My thoughts on keeping the skills up also come from what I've heard about the difficulties of building a nuclear reactor in a country that hasn't built one for decades. The skills and supply chain have to be built up. Countries that have been continuously building reactors get the costs down. The costs are high to star up after decades. Someone pointed out that the refurbishments of the CANDU reactors mean that at least part of the supply chain & skill set for building new ones are there in Ontario.
Re: the priests etc. How big a population of believers in each religion do you need for that to be more than a part time job?
Kaor, Jim!
I remember that frame for TALES OF THE FLYING MOUNTAINS, which is among the best stories of that kind, colonization of the Solar System. One of the things I remember from the last story, "Recruiting Nation," were the difficulties the organizers had signing crew willing to leave Sol System forever on a one way journey. Eventually they gave in and decided to accept anyone willing to go: losers, misfits, ex-cons, etc.
Anderson's realistic view was that able, happy, prosperous, successful, etc., people would have little reason and less inclination to pull up stakes and leave behind everything they had gained for a STL journey lasting decades.
I would agree that adherents of various faiths would not likely be numerous enough on a STL generation ship to need many full time clergy. But population would grow as time passed and still more after planetfall. And clergy would likely proportionately increase. Also, there has been many, many Catholic priests who have been scientists. So some clergy might work as scientists on a generation ship.
Ad astra! Sean
A lot of fairly economically successful people emigrated in the great post-1492 surge to the Americas.
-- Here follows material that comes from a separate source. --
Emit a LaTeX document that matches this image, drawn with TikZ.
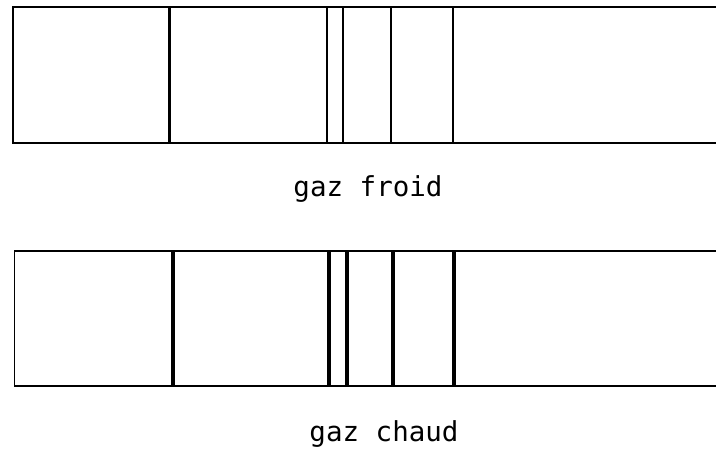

They tended to be those whose expectations were limited -- younger sons, members of declining classes -- willing to take a gamble on improving their positions.
Or religious dissidents, to be sure, but their motives were usually 'mixed'. Even the great Puritan exodus to Massachusetts Bay wasn't -purely- religious, tho' the participants often thought of economic questions as God giving them a hint.
Oliver Cromwell seriously considered moving to Massachusetts Bay before the English Civil War.
Now, -that's- an alternate history with some interesting implications!
Kaor, Mr. Stirling!
Men with "limited expectations" in the Home Countries still comes close to being losers.
And what might have HAPPENED if Cromwell had moved to Massachusetts before the Civil War? Would Charles I, with able generals like Prince Rupert, have quickly won the War? How would British history have developed after that???
Ad astra! Sean
Sean: probably Charles would have won. Rupert beat the Parliamentarians like a drum until Cromwell raised the New Model.
Kaor, Mr. Stirling!
Considering how much I dislike those bigoted, canting, ranting Roundheads, good! And if we can go by what Anderson wrote in A MIDSUMMER TEMPEST, he would have preferred the rebel Parliamentarians losing the war.